The good news, however, is that even in our letting go – our giving up or giving away – Christ is always sufficient. We can take the risk of moving God and neighbor to the one and two spots because we are part of a community of faith that proclaims Christ’s life, death, and resurrection. We can let ourselves be empty-handed, for we live in the fullness of God’s grace.

Cynthia Moe-Lobeda, in her book Public Church: For the Life of the World, offers us a word of hope in the midst of the struggle. She says “Lutherans worldwide include [both] indigenous people and those who ancestors colonized them, [both] extraordinarily wealthy people and people actively challenging those power structures. Luther claims that in the Sacrament of the Table all self-seeking love is rooted out and gives place to that which seeks the common good of all. We come to the table to take upon ourselves each other’s burdens, and are, in fact, ‘changed into’ one another”(35).

We are about to gather together at this table. We come to the table to offer ourselves as a sacrifice of thanksgiving to the Christ who gave himself for us. We come to the table and are transformed by it. We come to the table in fellowship, gathered by the Holy Spirit and bonded by the things we share in common. We come to the table, leaving behind everything in order to gain everything. Christ in his death gave up everything for God and for creation. Christ in his life received back everything by the power of God and for the sake of creation.
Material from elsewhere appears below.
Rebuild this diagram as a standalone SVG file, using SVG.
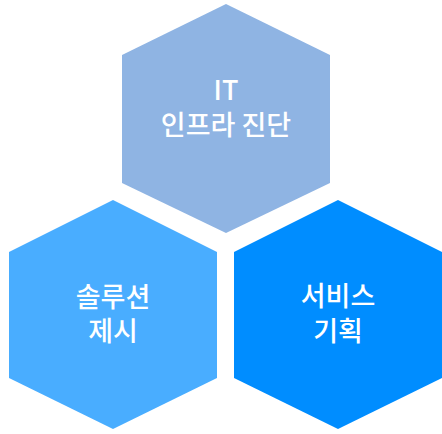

We are people of this resurrection who are freed from the bonds of this world in order that we might serve it.

Christ says “I am the bread of life. Whoever comes to me will never hunger. Whoever believes in my will never thirst.” As we gather together around the table, we come as people who have accepted the call to reorganize our priorities. We come as people who have accepted the challenge to give up the things that keep us on first. And we come, knowing that we are about to receive in the bread and wine everything that we need. We come to the table knowing that Christ is sufficient.

“I am the bread of life. Come to me empty, and I will fill you with food. Come to me thirsty, and I will supply you with drink.”